3. The hydraulic unit according to claim 2, wherein the reservoir (28) has a substantially round cross section.

4. The hydraulic unit according to claim 1, wherein the auxiliary reservoir (47) is arranged on top of the reservoir (28).

5. The hydraulic unit according to claim 1, wherein the auxiliary reservoir (47) is hermetically sealed above the oil level (65), and below said oil level (65) a connecting line (48) connects the auxiliary reservoir with a vented additional tank (45).

6. The hydraulic unit according to claim 1, wherein the auxiliary reservoir (47) comprises a ventilation opening above the maximum oil level.

7. The hydraulic unit according to claim 1, wherein the reservoir (28) comprises a housing (10) which also defines the housing of the motor (15), and the rotor (17) of the motor is surrounded by the oil.

8. The hydraulic unit according to claim 7, characterized in that the housing (10) comprises on its outside ribs (12) extending in the axial direction of the motor (15), and that at one end of the housing a fan (30) is provided which radially projects beyond the housing and produces a cooling air flow (32) along said ribs (12).

9. The hydraulic unit according to claim 7, wherein the housing (10) is composed of a profile body whose ends are closed by front walls.

10. The hydraulic unit according to claim 7, wherein the housing (10) comprises means for fastening an additional tank (45) which is connectable with the auxiliary reservoir (47) by the connecting line (48).

11. The hydraulic unit according to claim 10, wherein a plurality of additional tanks (45) of different sizes are provided which are optionally attachable to the housing (10).

12. The hydraulic unit according to claim 8, wherein the housing (10) is composed of a profile body whose ends are closed by front walls.

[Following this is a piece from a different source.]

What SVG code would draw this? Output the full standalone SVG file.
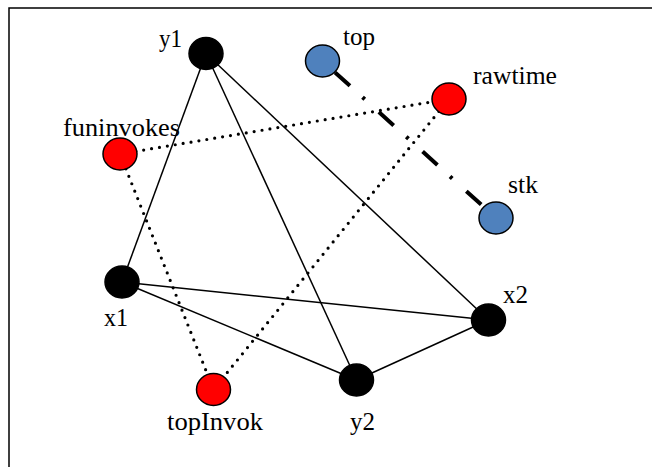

13. The hydraulic unit according to claim 8, wherein the housing (10) comprises means for fastening an additional tank (45) which is connectable with the auxiliary reservoir (47) by the connecting line (48).

14. The hydraulic unit according to claim 9, wherein the housing (10) comprises means for fastening an additional tank (45) which is connectable with the auxiliary reservoir (47) by the connecting line (48).